Help with dice statistics

OK, once more, slowly...

Above I derivated the expected value of the highest die in a n die pool. The probability function was P=[(m/6)^n][1-(1-1/m)^n]. This is how you calculate the expected value for n=3:

P(1)=(1/6^3)
P(2)=[(2/6)^3][1-(1/2)^3]
P(3)=[(3/6)^3][1-(2/3)^3]
P(4)=[(4/6)^3][1-(3/4)^3]
P(5)=[(5/6)^3][1-(4/5)^3]
P(6)=[(6/6)^3][1-(5/6)^3]

Now, the expected value is calculated by multiplying each probability with the value it's the probability for. That's what you do in the one die case as well: that calculation you did in the first post, remember? The divisor, 6, was there because each of those results has 1/6 probability in a die roll. You just did the summing first and divided after that to get the result. Here we do the divisions first, because the probabilities of the different results are different. So:

E=P(1)+2P(2)+3P(3)+4P(4)+5P(5)+6P(6), where E is the expected value. You can check the calculation against Walt's values. This is really simple to do with a spreadsheet.

Now, the second die:

A="At least one die is at k."
B="All dice are at most k, except the highest."
C="Highest die is at least k."
The die pool is still n dice. Question: What is P(A and B and C), which is the probability for the second-highest die to hit k? Event C is necessary because otherwise it wouldn't be the second-highest die.

All three probabilities are dependent on each other. The probability of C is simple, because we already calculated it: P(C)=[sum of P(k)...P(6) above]. Probability of B happening if C happens is simple, too, because it's the same as probability of event B in the last case, except with a pool one die smaller.

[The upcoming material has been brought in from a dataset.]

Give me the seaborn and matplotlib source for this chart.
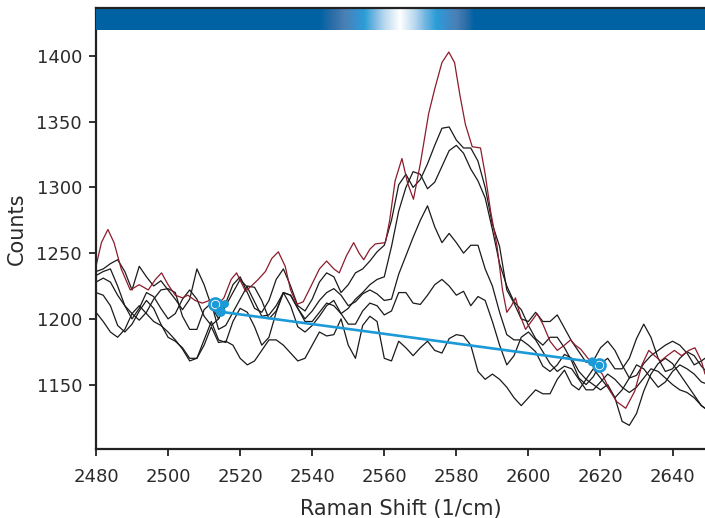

Thus P(B|C)=(k/6)^(n-1). (The one die is already assumed to be higher than k and out of the calculation.)

Probability of A when B and C happen is again the same case as with the highest die, the pool is just a little smaller. Thus P(A|B and C)=1-(1-1/k)^(n-1)

By the multiplication rule I mentioned earlier we get P(A and B and C)=P(A and B|C)P(C)=P(A|BC)P(B|C)P(C). This is again a readily calculable probability function, which we can use to find the expected value, just like with the highest die.

The third die can be found in the same manner. As you can see above, the calculation itself is just a matter of picking the already calculated components from the earlier calculation. Perhaps shaheddy derivates that one for kicks ;)

And the grail we're after, the expected average value of the three highest dice, is just a matter of averaging between the three results once they're in. After that we have a general, albeit long, function for a pool with n dice.

But anyway, coxcomb: if you'll tell us more specifically at which point you're getting lost, we can perhaps explain it in more detail. It's difficult to explain these things when we don't know your background on math. Alternatively, we can just produce the results if you tell us how big die pools you're using... or you can write that program, it's not like it'd produce any worse results than the analytical approach!